Here are some of the key highlights of the demo:
Performance
Start the app up and observe the following:
- A single laptop running 3 VMs is capable of 20,000 operations per second.
- Note how evenly distributed the number of items and operations are across all nodes
- The cbstats / timings command can be used to demonstrate how the cluster repsonds in micro-seconds to a request
- How smooth the performance is - the number of ops should be relatively flat
Scalability
Grow the cluster from 3 nodes to 4 nodes. And note the following:
- First and foremost this is done live, whilst the application is running. No downtime.
- Performance is unaffected. You'll still see the same flat number of operations
- Watch the number of vbuckets be moved around as the rebalance ballet continues
- The new node starts performing operations as soon as the first vbucket transfer is complete. It becomes useful, fast.
Availabilty
- Perform some disruptive operation on the cluster. e.g. Kill all the couchbase processes on one node.
- Observe the app now shows that proportion of the pixels as unavailable.
- Hit the failover button - note how the client responds automatically and all data is available
- This behaviour can be triggered automatically by the cluster
Then demonstrate XDCR
- Bring up another cluster and set up XDCR between the two (show incoming and outgoing XDCR ops)
- Kill the first cluster (shut the laptop, disconnect its network)
- Observe the client has temporarily stopped running
- Reconfigure the app to point to the backup cluster and restart it (this could be triggered automatically if necessary).
- Observe the application is back online within seconds. With a few clicks, XDCR has made a complete replica copy of your data-set.
###Configuring the app
The app needs some tuning for the environemnt (laptop / server) it will be running in and the display it will be viewed on. Here are some suggestions or tips for best performance:
- Play with it first to get a feel for what it does.

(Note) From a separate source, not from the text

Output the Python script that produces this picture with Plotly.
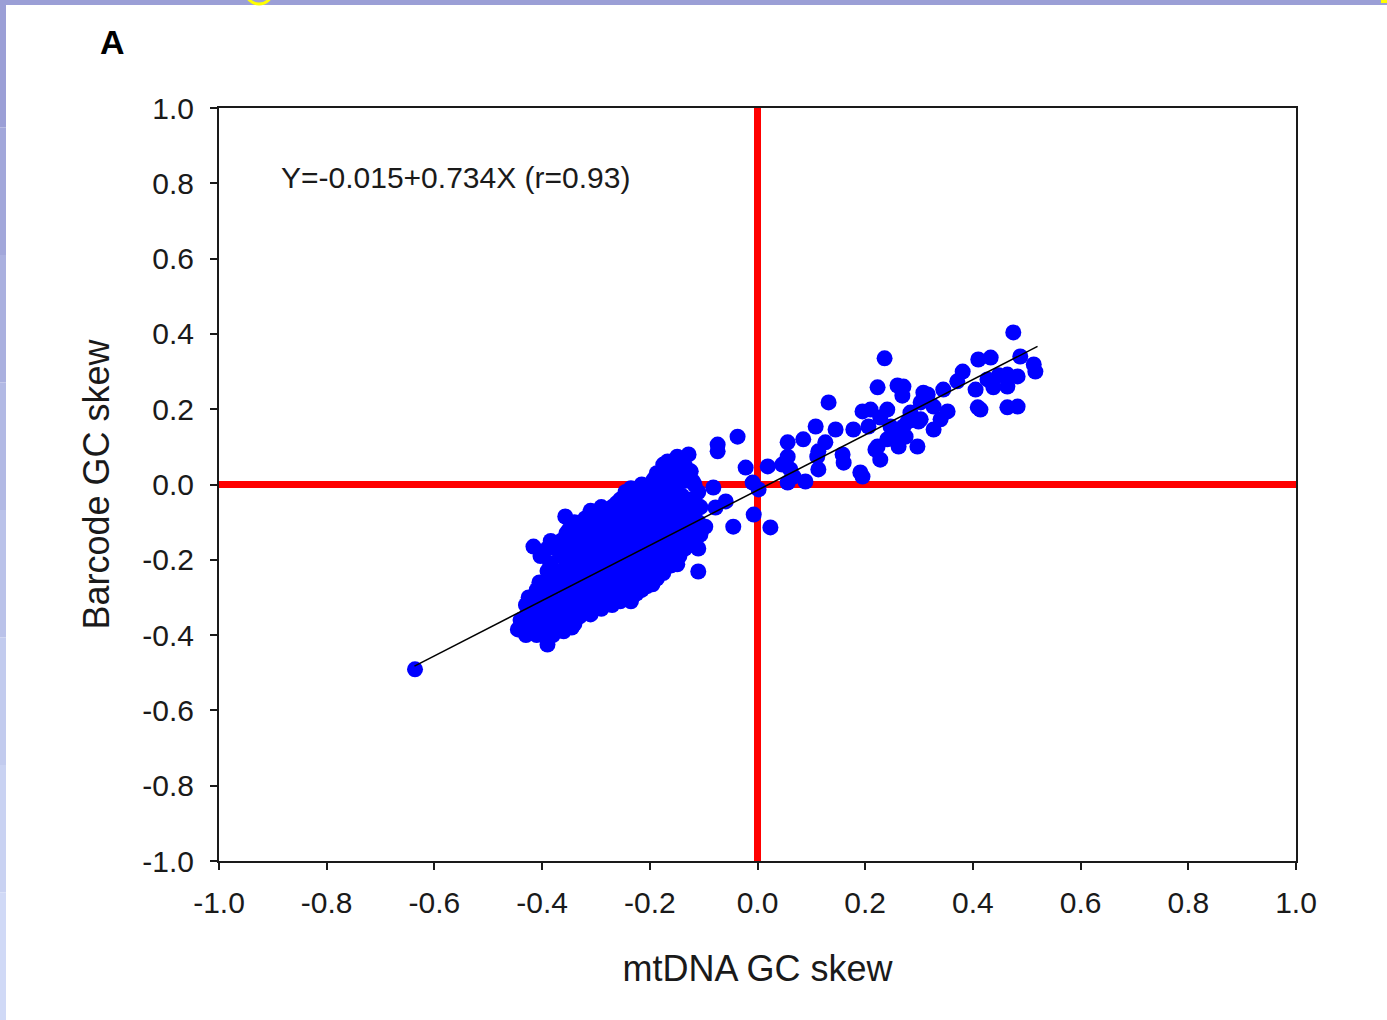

Meddle with the constants at the top of the file - particularly the get / set rate limits.
- All images should be the same size
- VM Fusion VMs running Ubuntu linux seemed to perform much better than their VirtualBox counterparts.
- Check the pom.xml to ensure you are running against the latest version of the Java SDK!
- I've tried to tune the app to fail fast (to give the best visual impact) but this is probably not how you would configure a real production app.
- Depending on how you fail the node (VM halt / vs stop networking vs kill vs kill -9) can have an impact on how quickly the client detects the connection is unavailable.
- Finally (and cheers for getting this far) This is obviously demo code so sold-as-seen but all feedback and improvements gratefully received.
Thanks, DH